Хотя отец Ирины и был автором «Царя-Голода», этого ставшего известным всей подпольной России популярного изложения «Капитала» Маркса, не марксисты преобладали среди разноликой публики, посещавшей женевский дом Бахов.
Февральскую революцию в их среде приветствовали с энтузиазмом. Алексей Николаевич немедля уехал в Россию. Ирина осталась в Женеве заканчивать курс учения и была свидетельницей того, как, проклиная «узурпаторов», встретили весть о пролетарской революции иные из прежних друзей их семьи. Пожалуй, первую свою политическую дискуссию юная Бах провела в те дни с особо враждебно принявшей Октябрьскую революцию Брешко-Брешковской, той самой эсеркой, которую кое-кто называл – ирония судьбы – «бабушкой русской революции».
Конечно же юная Бах в те годы была далека от марксистского понимания хода истории. На историко-филологическом факультете Женевского университета курс лекций «История экономических учений» читал профессор Антони Бабель. Имя Маркса редко упоминалось в этом курсе. Бабель не понимал тогда исключительного значения теории Маркса в ряду других экономических учений.
Не понимал тогда… В самом конце 1964 года Ирина Алексеевна Бах возглавляла группу советских историков, ездивших в Париж для участия в коллоквиуме, созванном Комиссией по истории социальных движений и социальных структур при Международном комитете историков. Коллоквиум был посвящен столетию основания I Интернационала. И здесь Ирина Алексеевна вновь услышала имя Антони Бабеля. Ее старый женевский профессор жив, он следит за работой коллоквиума, знает, что в нем участвует его бывшая студентка, и он посылает ей в подарок свою недавно вышедшую книгу «Женевские секции Первого Интернационала». В книге имя Маркса уже не в числе «прочих»: нельзя не оценить эту гигантскую фигуру теперь, когда марксистские идеи восторжествовали на столь обширных пространствах земли, когда на учении Маркса основывается политика многих правительств в разных частях света.

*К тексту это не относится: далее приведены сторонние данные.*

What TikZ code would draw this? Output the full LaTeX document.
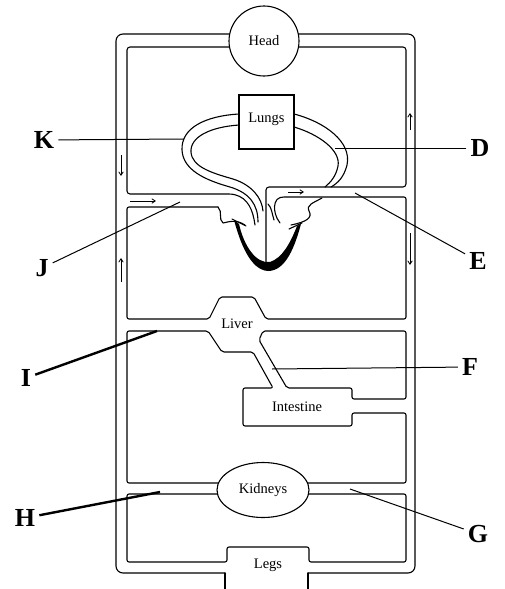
\documentclass[tikz,border=0pt]{standalone}
\usepackage{fontspec}
\setmainfont{Liberation Serif}
\usetikzlibrary{shapes.geometric,arrows.meta}
\tikzset{
    vessel/.style={line width=1.1pt,line cap=round,line join=round},
    organ/.style={draw,line width=1.1pt,fill=white,font=\fontsize{14.5}{16}\selectfont,inner sep=0pt},
    organtext/.style={font=\fontsize{14.5}{16}\selectfont,inner sep=0pt},
    letter/.style={font=\fontsize{26}{26}\selectfont\bfseries,inner sep=4pt},
    leader/.style={line width=1pt},
    thickleader/.style={line width=2.4pt},
    flow/.style={line width=0.8pt,-{Straight Barb[length=3.5pt,width=4.5pt]}},
  }

\begin{document}
\begin{tikzpicture}[x=1pt,y=-1pt]
  \useasboundingbox (0,0) rectangle (504,589);
  %OUTER CIRCUIT
  \draw[vessel,rounded corners=7] (264,34) -- (116,34) -- (116,573) -- (225,573);
  \draw[vessel] (225,573) -- (225,589);
  \draw[vessel,rounded corners=7] (264,34) -- (415,34) -- (415,573) -- (308,573);
  \draw[vessel] (308,573) -- (308,589);
  %INNER LOOPS
  %top: head, pulmonary artery, aorta, septum
  \draw[vessel,rounded corners=3] (255,225) .. controls (253,210) and (248,198) .. (232,194)
    -- (127,194) -- (127,47) -- (406,47) -- (406,187) -- (266,187) -- (266,268);
  %between aorta and liver
  \draw[vessel,rounded corners=2] (218,207) -- (127,207) -- (127,319) -- (209,319) -- (220,297)
    -- (254,297) -- (266,319) -- (406,319) -- (406,197) -- (282,197)
    .. controls (275,199) and (274,206) .. (275,212) .. controls (276,217) and (278,220) .. (280,223);
  %liver to kidneys, round the intestine
  \draw[vessel,rounded corners=2] (240,483) -- (127,483) -- (127,331) -- (208,331) -- (222,352)
    -- (253,352) -- (273,388) -- (243,388) -- (243,426) -- (352,426) -- (352,413)
    -- (406,413) -- (406,483) -- (290,483);
  %liver to intestine
  \draw[vessel,rounded corners=2] (263,331) -- (406,331) -- (406,399) -- (352,399) -- (352,388)
    -- (287,388) -- (259,340) -- cycle;
  %kidneys to legs
  \draw[vessel,rounded corners=2] (240,494) -- (127,494) -- (127,562) -- (227,562) -- (227,547)
    -- (309,547) -- (309,562) -- (406,562) -- (406,494) -- (290,494);
  %LUNG VESSELS
  \draw[vessel] (239,114) .. controls (205,116) and (181,128) .. (182,150)
    .. controls (183,170) and (205,180) .. (230,187) .. controls (250,193) and (258,205) .. (258,222);
  \draw[vessel] (239,125) .. controls (210,127) and (190,137) .. (191,152)
    .. controls (192,167) and (212,173) .. (233,179) .. controls (252,185) and (262,198) .. (263,211);
  \draw[vessel] (294,114) .. controls (325,122) and (352,142) .. (347,165)
    .. controls (344,177) and (338,183) .. (331,187);
  \draw[vessel] (294,127) .. controls (318,134) and (341,150) .. (338,166)
    .. controls (336,176) and (331,182) .. (325,187);
  %HEART
  \draw[vessel] (218,207) .. controls (223,212) and (218,219) .. (223,223)
    .. controls (228,222) and (236,219) .. (245,225);
  \draw[vessel] (322,198) .. controls (313,203) and (306,205) .. (309,211)
    .. controls (313,218) and (306,222) .. (291,225);
  \draw[vessel] (268,204) .. controls (272,208) and (272,214) .. (274,220);
  \fill (234,220) .. controls (240,242) and (250,270) .. (268,271)
    .. controls (286,271) and (295,246) .. (301,224) -- (297,226)
    .. controls (290,244) and (282,258) .. (270,262)
    .. controls (256,264) and (244,246) .. (239,224) -- cycle;
  \draw[vessel] (232,219) -- (246,226);
  \draw[vessel] (302,223) -- (289,229);
  %ORGANS
  \node[organ,circle,minimum size=70] (head) at (264,41) {Head};
  \node[organ,minimum width=55,minimum height=54,text depth=8pt] (lungs) at (266.5,122) {Lungs};
  \node[organ,ellipse,minimum width=92,minimum height=55] (kidneys) at (263,490) {Kidneys};
  \node[organtext] (liver) at (237,324) {Liver};
  \node[organtext] (intestine) at (297,407) {Intestine};
  \node[organtext] (legs) at (268,565) {Legs};
  %DIRECTION OF FLOW
  \draw[flow] (121,155) -- (121,176);
  \draw[flow] (121,282) -- (121,258);
  \draw[flow] (130,201) -- (156,201);
  \draw[flow] (288,192) -- (304,192);
  \draw[flow] (410,130) -- (410,113);
  \draw[flow] (410,233) -- (410,265);
  %LETTERS
  \coordinate (k-tip) at (184,139);
  \coordinate (d-tip) at (335,148);
  \coordinate (j-tip) at (180,202);
  \coordinate (e-tip) at (355,193);
  \coordinate (i-tip) at (157,331);
  \coordinate (f-tip) at (272,369);
  \coordinate (h-tip) at (160,492);
  \coordinate (g-tip) at (350,489);
  \node[letter] (K) at (44,140) {K};
  \node[letter] (D) at (480,148) {D};
  \node[letter] (J) at (42,268) {J};
  \node[letter] (E) at (478,261) {E};
  \node[letter] (I) at (26,378) {I};
  \node[letter] (F) at (470,367) {F};
  \node[letter] (H) at (25,518) {H};
  \node[letter] (G) at (478,534) {G};
  \draw[leader] (K) -- (k-tip);
  \draw[leader] (D) -- (d-tip);
  \draw[leader] (J) -- (j-tip);
  \draw[leader] (E) -- (e-tip);
  \draw[thickleader] (I) -- (i-tip);
  \draw[leader] (F) -- (f-tip);
  \draw[thickleader] (H) -- (h-tip);
  \draw[leader] (G) -- (g-tip);
\end{tikzpicture}
\end{document}
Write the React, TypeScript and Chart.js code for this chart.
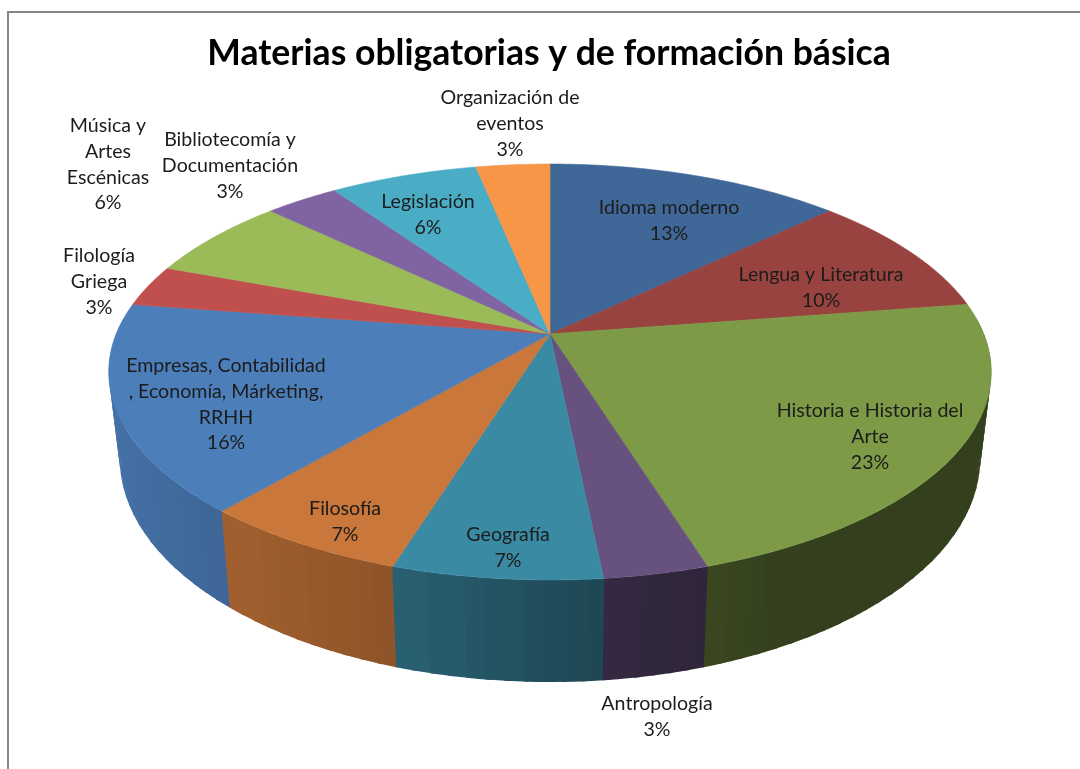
import React, { useEffect, useRef } from "react";
import { Chart, PieController, ArcElement, Title } from "chart.js";

const chartTitle = "Materias obligatorias y de formación básica";

const categories = [
  "Idioma moderno", "Lengua y Literatura", "Historia e Historia del Arte", "Antropología",
  "Geografía", "Filosofía", "Empresas, Contabilidad, Economía, Márketing, RRHH",
  "Filología Griega", "Música y Artes Escénicas", "Bibliotecomía y Documentación",
  "Legislación", "Organización de eventos",
];
const subjectCounts = [4, 3, 7, 1, 2, 2, 5, 1, 2, 1, 2, 1];
const percentLabels = ["13%", "10%", "23%", "3%", "7%", "7%", "16%", "3%", "6%", "3%", "6%", "3%"];
const sliceColors = [
  "#3f6797", "#984340", "#7d9a47", "#67517f", "#3b8aa3", "#c9773a",
  "#4c7eba", "#c0504d", "#9bbb59", "#8064a2", "#4bacc6", "#f79646",
];

// Wrapped text of each label, and where its block sits (centre x, first line middle y).
const labelLines = [
  ["Idioma moderno"], ["Lengua y Literatura"], ["Historia e Historia del", "Arte"], ["Antropología"],
  ["Geografía"], ["Filosofía"], ["Empresas, Contabilidad", ", Economía, Márketing,", "RRHH"],
  ["Filología", "Griega"], ["Música y", "Artes", "Escénicas"], ["Bibliotecomía y", "Documentación"],
  ["Legislación"], ["Organización de", "eventos"],
];
const labelAnchors = [
  [669, 208], [821, 275], [870, 411], [657, 704], [508, 535], [345, 509],
  [226, 366], [99, 256], [108, 126], [230, 140], [428, 202], [510, 98],
];
const LABEL_LINE = 25.7;

// Perspective of the tilted disc.
const CX = 550, K = -0.1827, RX_TOP = 433.8, RX_BOTTOM = 423, DEPTH_SLOPE = 140, Y_TOP = 334, Y_BOTTOM = 417.4;
const project = (angle: number, bottom: boolean) => {
  const u = Math.cos(angle), t = Math.sin(angle), d = 1 + K * t;
  return {
    x: CX + ((bottom ? RX_BOTTOM : RX_TOP) * u) / d,
    y: (DEPTH_SLOPE * t + (bottom ? Y_BOTTOM : Y_TOP)) / d,
    t,
  };
};

// Wall shade against x: multiplier applied to the slice colour.
const shadeStops = [[100, 0.9], [232, 0.8], [398, 0.7], [603, 0.51], [706, 0.46], [800, 0.41], [1000, 0.41]];
const shadeAt = (x: number) => {
  for (let i = 1; i < shadeStops.length; i++) {
    const [x0, s0] = shadeStops[i - 1], [x1, s1] = shadeStops[i];
    if (x <= x1) return s0 + ((s1 - s0) * Math.max(0, x - x0)) / (x1 - x0);
  }
  return 0.41;
};
const shadeColor = (hex: string, s: number) => {
  const n = parseInt(hex.slice(1), 16);
  return `rgb(${Math.round(((n >> 16) & 255) * s)},${Math.round(((n >> 8) & 255) * s)},${Math.round((n & 255) * s)})`;
};

class TiltedArc extends ArcElement {
  static id = "tiltedArc";
  draw(ctx: CanvasRenderingContext2D) {
    const { startAngle, endAngle } = this.getProps(["startAngle", "endAngle"]) as any;
    const steps = Math.max(2, Math.ceil((endAngle - startAngle) / 0.015));
    ctx.save();
    ctx.beginPath();
    ctx.moveTo(CX, Y_TOP);
    for (let i = 0; i <= steps; i++) {
      const p = project(startAngle + ((endAngle - startAngle) * i) / steps, false);
      ctx.lineTo(p.x, p.y);
    }
    ctx.closePath();
    ctx.fillStyle = (this as any).options.backgroundColor;
    ctx.strokeStyle = (this as any).options.backgroundColor;
    ctx.lineWidth = 0.6;
    ctx.fill();
    ctx.stroke();
    ctx.restore();
  }
}

class TiltedPieController extends PieController {
  static id = "tiltedPie";
  static defaults = { ...(PieController as any).defaults, dataElementType: "tiltedArc" };
}

const wallPlugin = {
  id: "wall",
  beforeDatasetsDraw(chart: any) {
    const ctx: CanvasRenderingContext2D = chart.ctx;
    ctx.filter = "none";
    const quads: any[] = [];
    chart.getDatasetMeta(0).data.forEach((arc: any, i: number) => {
      const { startAngle, endAngle } = arc;
      const steps = Math.max(2, Math.ceil((endAngle - startAngle) / 0.04));
      const overlap = 0.005, edgeOverlap = 0.001;
      for (let s = 0; s < steps; s++) {
        const a0 = startAngle + ((endAngle - startAngle) * s) / steps;
        const a1 = startAngle + ((endAngle - startAngle) * (s + 1)) / steps;
        if (Math.sin(a0) < -0.05 && Math.sin(a1) < -0.05) continue;
        quads.push({
          a0: a0 - (s === 0 ? edgeOverlap : overlap),
          a1: a1 + (s === steps - 1 ? edgeOverlap : overlap),
          i,
          t: Math.sin((a0 + a1) / 2),
        });
      }
    });
    quads.sort((p, q) => p.t - q.t);
    ctx.save();
    for (const q of quads) {
      const mid = (q.a0 + q.a1) / 2;
      const A = project(q.a0, false), M = project(mid, false), B = project(q.a1, false);
      const C = project(q.a1, true), N = project(mid, true), D = project(q.a0, true);
      ctx.beginPath();
      ctx.moveTo(A.x, A.y);
      ctx.lineTo(M.x, M.y);
      ctx.lineTo(B.x, B.y);
      ctx.lineTo(C.x, C.y);
      ctx.lineTo(N.x, N.y);
      ctx.lineTo(D.x, D.y);
      ctx.closePath();
      ctx.fillStyle = shadeColor(sliceColors[q.i], shadeAt(M.x));
      ctx.fill();
    }
    ctx.restore();
  },
};

const framePlugin = {
  id: "frame",
  beforeDraw(chart: any) {
    const ctx: CanvasRenderingContext2D = chart.ctx;
    ctx.save();
    ctx.fillStyle = "#ffffff";
    ctx.fillRect(0, 0, chart.width, chart.height);
    ctx.strokeStyle = "#868686";
    ctx.lineWidth = 2;
    ctx.beginPath();
    ctx.moveTo(8, chart.height);
    ctx.lineTo(8, 12);
    ctx.lineTo(chart.width, 12);
    ctx.stroke();
    ctx.restore();
    // The reference is a slightly soft screenshot: the title inherits this softness.
    ctx.filter = "blur(0.45px)";
  },
};

const labelPlugin = {
  id: "sliceLabels",
  afterDatasetsDraw(chart: any) {
    const ctx: CanvasRenderingContext2D = chart.ctx;
    ctx.save();
    ctx.filter = "blur(0.4px)";
    ctx.font = "19.6px Lato";
    ctx.fillStyle = "#1c1c1c";
    ctx.textAlign = "center";
    ctx.textBaseline = "middle";
    labelLines.forEach((lines, i) => {
      const [x, y] = labelAnchors[i];
      [...lines, percentLabels[i]].forEach((line, n) => ctx.fillText(line, x, y + n * LABEL_LINE));
    });
    ctx.restore();
  },
};

Chart.register(TiltedPieController, TiltedArc, Title);

export default function App() {
  const ref = useRef<HTMLCanvasElement>(null);
  useEffect(() => {
    const chart = new Chart(ref.current!, {
      type: "tiltedPie" as any,
      data: {
        labels: categories,
        datasets: [{ data: subjectCounts, backgroundColor: sliceColors, borderWidth: 0 }],
      },
      options: {
        responsive: false,
        animation: false,
        events: [],
        layout: { padding: { left: 18 } },
        plugins: {
          legend: { display: false },
          tooltip: { enabled: false },
          title: {
            display: true,
            text: chartTitle,
            color: "#000000",
            font: { family: "Lato", size: 35.6, weight: "bold" },
            padding: { top: 32, bottom: 10 },
          },
        },
      } as any,
      plugins: [framePlugin, wallPlugin, labelPlugin],
    });
    return () => chart.destroy();
  }, []);
  return (
    <div style={{ position: "absolute", left: 0, top: 0, width: 1080, height: 769 }}>
      <canvas ref={ref} width={1080} height={769} style={{ display: "block" }} />
    </div>
  );
}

На ее глазах свершился этот триумф идей марксизма. Даже в 1932 году, когда Ирина Бах в подмосковном санатории беседовала с ветераном русского революционного движения 80-летней Верой Фигнер, даже тогда значение теории, разработанной Марксом и Энгельсом, роль их деятельности по созданию международной политической организации пролетариата были ясны довольно узкому кругу прогрессивной интеллигенции за рубежами СССР. И не только там. В 1930 году, спустя 13 лет после Октября, в своей речи в Институте К. Маркса и Ф. Энгельса ее отец, академик Бах, сказал, что до последнего времени «в Академии наук марксизм не считали научной категорией». Теперь такое заблуждение немыслимо, теперь в академии поняли, – сказал А.Н. Бах, – что «марксизм действительно наука. И более того, всякая наука отличается тем, что она предусматривает явления, а марксистская наука предусматривает социализм».